• Firefly Aerospace’s Blue Ghost Mission 1 successfully landed on the Moon on March 2.
• Carrying a suite of NASA science and technology, it landed near a volcanic feature called Mons Latreille within Mare Crisium, a more than 300-mile-wide basin located in the northeast quadrant of the Moon’s near side.
• The Blue Ghost lander is in an upright and stable configuration, and the successful Moon delivery is part of NASA’s CLPS (Commercial Lunar Payload Services) initiative and Artemis campaign.
• Firefly becomes the second private firm to score a soft-landing on Moon, after Houston-based Intuitive Machines' Odysseus lander touched down in the Moon's south polar region in February 2024.
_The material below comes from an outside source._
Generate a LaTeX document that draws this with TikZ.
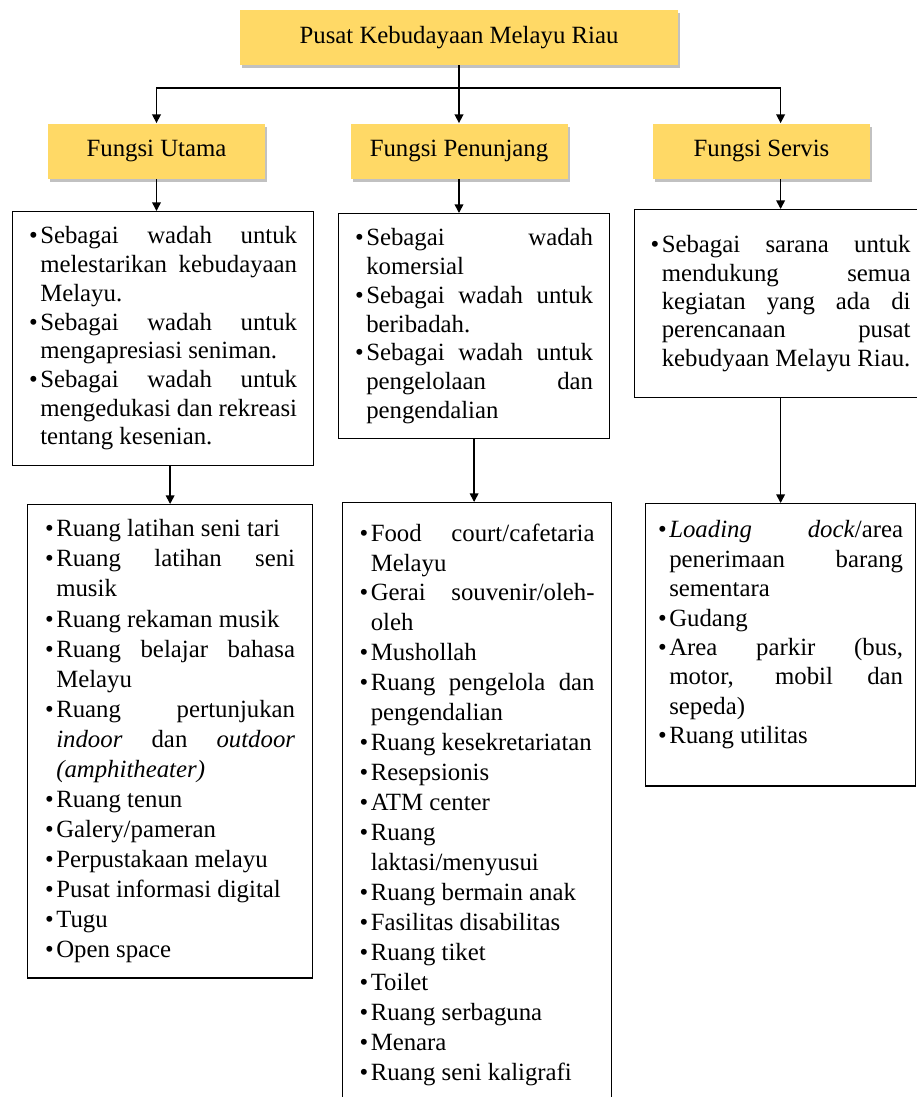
\documentclass[tikz,border=0pt]{standalone}
\usepackage{fontspec}
\setmainfont{Liberation Serif}
\usepackage{xcolor}
\usetikzlibrary{arrows.meta,shadows}

\definecolor{emas}{HTML}{FFD966}
\newlength{\px}
\setlength{\px}{0.4839pt}
\newcommand{\butir}{\par\noindent\hangindent=0.45em\hangafter=1\makebox[0.45em][l]{\textbullet}}
\hyphenpenalty=10000
\tolerance=10000

\tikzset{
	judul/.style={fill=emas, minimum height=55\px, inner sep=0pt, font=\fontsize{12pt}{14pt}\selectfont,
		drop shadow={shadow xshift=1.2pt, shadow yshift=-1.6pt, opacity=0.4, fill=black!60}},
	isi/.style={draw, line width=0.6pt, anchor=north west, font=\fontsize{12pt}{#1}\selectfont},
	panah/.style={line width=0.75pt, -{Triangle[width=4.2pt, length=4.2pt]}},
}

\begin{document}
\begin{tikzpicture}[x=0.4839pt, y=-0.4839pt]
	\path[use as bounding box, fill=white] (0,0) rectangle (917,1097);

	% kotak judul
	\node[judul, minimum width=438\px] (pusat) at (459,37.5) {Pusat Kebudayaan Melayu Riau};
	\node[judul, minimum width=217\px] (utama) at (156.5,151) {Fungsi Utama};
	\node[judul, minimum width=217\px] (penunjang) at (459,151) {Fungsi Penunjang};
	\node[judul, minimum width=217\px] (servis) at (761.5,151) {Fungsi Servis};

	% uraian tiap fungsi
	\node[isi=13.9pt, inner xsep=16.5\px, inner ysep=15\px] (utamaIsi) at (12,211) {\parbox{268\px}{%
		\butir Sebagai wadah untuk\linebreak melestarikan kebudayaan\linebreak Melayu.
		\butir Sebagai wadah untuk\linebreak mengapresiasi seniman.
		\butir Sebagai wadah untuk\linebreak mengedukasi dan rekreasi\linebreak tentang kesenian.}};
	\node[isi=13.9pt, inner xsep=16.5\px, inner ysep=15\px] (penunjangIsi) at (338,213) {\parbox{238\px}{%
		\butir Sebagai wadah\linebreak komersial
		\butir Sebagai wadah untuk\linebreak beribadah.
		\butir Sebagai wadah untuk\linebreak pengelolaan dan\linebreak pengendalian}};
	\node[isi=13.7pt, inner xsep=16\px, inner ysep=26\px] (servisIsi) at (634,209) {\parbox{260\px}{%
		\butir Sebagai sarana untuk\linebreak mendukung semua\linebreak kegiatan yang ada di\linebreak perencanaan pusat\linebreak kebudyaan Melayu Riau.}};

	% daftar ruang
	\node[isi=14.55pt, inner xsep=17.5\px, inner ysep=15\px] (utamaRuang) at (27,504) {\parbox{250\px}{%
		\butir Ruang latihan seni tari
		\butir Ruang latihan seni\linebreak musik
		\butir Ruang rekaman musik
		\butir Ruang belajar bahasa\linebreak Melayu
		\butir Ruang pertunjukan\linebreak \textit{indoor} dan \textit{outdoor}\linebreak \textit{(amphitheater)}
		\butir Ruang tenun
		\butir Galery/pameran
		\butir Perpustakaan melayu
		\butir Pusat informasi digital
		\butir Tugu
		\butir Open space}};
	\node[isi=14.49pt, inner xsep=17\px, inner ysep=21\px] (penunjangRuang) at (342,502) {\parbox{235\px}{%
		\butir Food court/cafetaria\linebreak Melayu
		\butir Gerai souvenir/oleh-\linebreak oleh
		\butir Mushollah
		\butir Ruang pengelola dan\linebreak pengendalian
		\butir Ruang kesekretariatan
		\butir Resepsionis
		\butir ATM center
		\butir Ruang\newline laktasi/menyusui
		\butir Ruang bermain anak
		\butir Fasilitas disabilitas
		\butir Ruang tiket
		\butir Toilet
		\butir Ruang serbaguna
		\butir Menara
		\butir Ruang seni kaligrafi}};
	\node[isi=14.23pt, inner xsep=12.5\px, inner ysep=17\px] (servisRuang) at (645,503) {\parbox{245\px}{%
		\butir \textit{Loading} \textit{dock}/area\linebreak penerimaan barang\linebreak sementara
		\butir Gudang
		\butir Area parkir (bus,\linebreak motor, mobil dan\linebreak sepeda)
		\butir Ruang utilitas
		\par\vspace{-2pt}\null}};

	% garis penghubung
	\coordinate (cabang) at (459,88);
	\draw[line width=0.75pt] (pusat) -- (cabang);
	\draw[panah] (cabang) -| (utama);
	\draw[panah] (cabang) -- (penunjang);
	\draw[panah] (cabang) -| (servis.north -| servisIsi.north);
	\draw[panah] (utama) -- (utama.south |- utamaIsi.north);
	\draw[panah] (penunjang) -- (penunjang.south |- penunjangIsi.north);
	\draw[panah] (servis.south -| servisIsi.north) -- (servisIsi.north);
	\draw[panah] (utamaIsi.south -| utamaRuang.north) -- (utamaRuang.north);
	\draw[panah] (penunjangIsi.south) -- (penunjangIsi.south |- penunjangRuang.north);
	\draw[panah] (servisIsi.south -| servisRuang.north) -- (servisRuang.north);
\end{tikzpicture}
\end{document}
• Blue Ghost was launched from NASA’s Kennedy Space Center in Florida on January 15.
• Throughout its 45-day journey to the Moon, Blue Ghost travelled more than 2.8 million miles, downlinked more than 27 GB of data, and supported several payload science operations.
• Blue Ghost is named after a rare US species of fireflies.
• The size of a compact car, the four-legged Blue Ghost carried 10 scientific payloads.
• The Blue Ghost lander consists of a box-shaped structural framework and four landing legs. It has two decks for mounting equipment and 155 kg of payload capacity. Power is provided by solar panels that can be mounted on the sides of the spacecraft or deployed so they can be protruding above the top deck, depending on the orientation of the spacecraft and the Sun.
• Firefly Aerospace is a space company with launch, lunar, and on-orbit services. Its headquarters is situated in Texas.
What will it do?
• The 10 NASA science and technology instruments aboard the lander will operate on the lunar surface for approximately one lunar day, or about 14 Earth days.
• During surface operations, the NASA instruments will test and demonstrate lunar subsurface drilling technology, regolith sample collection capabilities, global navigation satellite system abilities, radiation tolerant computing, and lunar dust mitigation methods. The data captured will benefit humanity by providing insights into how space weather and other cosmic forces impact Earth.
• Before payload operations conclude, teams will aim to capture imagery of the lunar sunset and how lunar dust reacts to solar influences during lunar dusk conditions, a phenomenon first documented by former NASA astronaut Eugene Cernan on Apollo 17. Following the lunar sunset, the lander will operate for several hours into the lunar night.